• **Given request**: The material below should be written out in full and exactly; pictures stay out of the copy.

• **Given information**:
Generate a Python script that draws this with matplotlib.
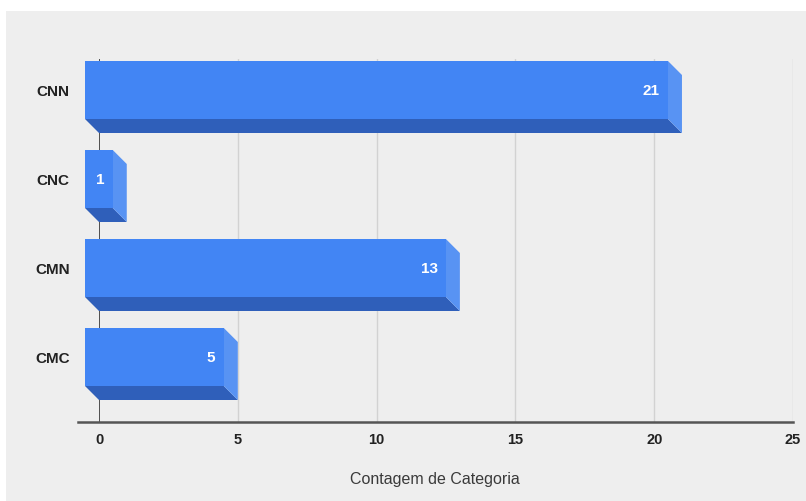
import matplotlib.pyplot as plt
from matplotlib.patches import Polygon, Rectangle

# Dados
categorias = ['CNN', 'CNC', 'CMN', 'CMC']
contagens = [21, 1, 13, 5]
x_ticks = [0, 5, 10, 15, 20, 25]
titulo_x = 'Contagem de Categoria'

plt.rcParams['font.family'] = ['Liberation Sans', 'DejaVu Sans']

W, H = 806, 502
fig = plt.figure(figsize=(W / 100, H / 100), dpi=100, facecolor='white')
# fundo cinza do painel
fig.patches.append(Rectangle((6 / W, 0), 1, 1 - 12 / H, transform=fig.transFigure,
                             facecolor='#eeeeee', edgecolor='none', zorder=-10))

# area do grafico (pixels)
x0_px, x1_px, y_top, y_bot = 99, 793, 60, 423
ax = fig.add_axes([x0_px / W, 1 - y_bot / H, (x1_px - x0_px) / W, (y_bot - y_top) / H])
ax.set_facecolor('none')

xmax = 25
px_per_unit = (x1_px - x0_px) / xmax
passo = 89.0  # pixels entre categorias
centro0 = 91.0
ax.set_xlim(0, xmax)
ax.set_ylim((y_bot - centro0) / passo, (y_top - centro0) / passo)

# profundidade 3D
dx = 14 / px_per_unit
dy = 14 / passo
h = 58 / passo

frente = '#4285f4'
baixo = '#2f5fba'
lado = '#5893f3'

for i, v in enumerate(contagens):
    t, b = i - h / 2, i + h / 2
    ax.add_patch(Polygon([(-dx, b), (v - dx, b), (v, b + dy), (0, b + dy)],
                         closed=True, facecolor=baixo, edgecolor='none', clip_on=False, zorder=3))
    ax.add_patch(Polygon([(v - dx, t), (v, t + dy), (v, b + dy), (v - dx, b)],
                         closed=True, facecolor=lado, edgecolor='none', clip_on=False, zorder=3))
    ax.add_patch(Rectangle((-dx, t), v, h, facecolor=frente, edgecolor='none',
                           clip_on=False, zorder=4))
    ax.annotate(str(v), xy=(v - dx, i), xytext=(-6, 0), textcoords='offset points',
                ha='right', va='center', color='white', fontsize=11, fontweight='bold', zorder=5)

# grade e eixos
for xt in x_ticks[1:]:
    ax.axvline(xt, color='#d2d2d2', lw=1, zorder=1)
ax.axvline(0, color='#333333', lw=1.2, zorder=2)
ax.plot([-21 / px_per_unit, xmax], [ax.get_ylim()[0]] * 2, color='#555555', lw=1.8,
        clip_on=False, zorder=2)

for s in ax.spines.values():
    s.set_visible(False)

ax.set_xticks(x_ticks)
ax.set_xticklabels([str(t) for t in x_ticks], fontsize=10.5, fontweight='bold', color='#222222')
ax.set_yticks(range(len(categorias)))
ax.set_yticklabels(categorias, fontsize=11, fontweight='bold', color='#222222')
ax.tick_params(axis='x', length=0, pad=7)
ax.tick_params(axis='y', length=0, pad=21)

fig.text(435 / W, 1 - 480 / H, titulo_x, ha='center', va='center', fontsize=11.5, color='#3a3a3a')

fig.savefig('out.png', dpi=100, facecolor='white')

• **Task answer**:
Generate a Python script that draws this with matplotlib.
import matplotlib.pyplot as plt
from matplotlib.patches import Polygon, Rectangle

# Dados
categorias = ['CNN', 'CNC', 'CMN', 'CMC']
contagens = [21, 1, 13, 5]
x_ticks = [0, 5, 10, 15, 20, 25]
titulo_x = 'Contagem de Categoria'

plt.rcParams['font.family'] = ['Liberation Sans', 'DejaVu Sans']

W, H = 806, 502
fig = plt.figure(figsize=(W / 100, H / 100), dpi=100, facecolor='white')
# fundo cinza do painel
fig.patches.append(Rectangle((6 / W, 0), 1, 1 - 12 / H, transform=fig.transFigure,
                             facecolor='#eeeeee', edgecolor='none', zorder=-10))

# area do grafico (pixels)
x0_px, x1_px, y_top, y_bot = 99, 793, 60, 423
ax = fig.add_axes([x0_px / W, 1 - y_bot / H, (x1_px - x0_px) / W, (y_bot - y_top) / H])
ax.set_facecolor('none')

xmax = 25
px_per_unit = (x1_px - x0_px) / xmax
passo = 89.0  # pixels entre categorias
centro0 = 91.0
ax.set_xlim(0, xmax)
ax.set_ylim((y_bot - centro0) / passo, (y_top - centro0) / passo)

# profundidade 3D
dx = 14 / px_per_unit
dy = 14 / passo
h = 58 / passo

frente = '#4285f4'
baixo = '#2f5fba'
lado = '#5893f3'

for i, v in enumerate(contagens):
    t, b = i - h / 2, i + h / 2
    ax.add_patch(Polygon([(-dx, b), (v - dx, b), (v, b + dy), (0, b + dy)],
                         closed=True, facecolor=baixo, edgecolor='none', clip_on=False, zorder=3))
    ax.add_patch(Polygon([(v - dx, t), (v, t + dy), (v, b + dy), (v - dx, b)],
                         closed=True, facecolor=lado, edgecolor='none', clip_on=False, zorder=3))
    ax.add_patch(Rectangle((-dx, t), v, h, facecolor=frente, edgecolor='none',
                           clip_on=False, zorder=4))
    ax.annotate(str(v), xy=(v - dx, i), xytext=(-6, 0), textcoords='offset points',
                ha='right', va='center', color='white', fontsize=11, fontweight='bold', zorder=5)

# grade e eixos
for xt in x_ticks[1:]:
    ax.axvline(xt, color='#d2d2d2', lw=1, zorder=1)
ax.axvline(0, color='#333333', lw=1.2, zorder=2)
ax.plot([-21 / px_per_unit, xmax], [ax.get_ylim()[0]] * 2, color='#555555', lw=1.8,
        clip_on=False, zorder=2)

for s in ax.spines.values():
    s.set_visible(False)

ax.set_xticks(x_ticks)
ax.set_xticklabels([str(t) for t in x_ticks], fontsize=10.5, fontweight='bold', color='#222222')
ax.set_yticks(range(len(categorias)))
ax.set_yticklabels(categorias, fontsize=11, fontweight='bold', color='#222222')
ax.tick_params(axis='x', length=0, pad=7)
ax.tick_params(axis='y', length=0, pad=21)

fig.text(435 / W, 1 - 480 / H, titulo_x, ha='center', va='center', fontsize=11.5, color='#3a3a3a')

fig.savefig('out.png', dpi=100, facecolor='white')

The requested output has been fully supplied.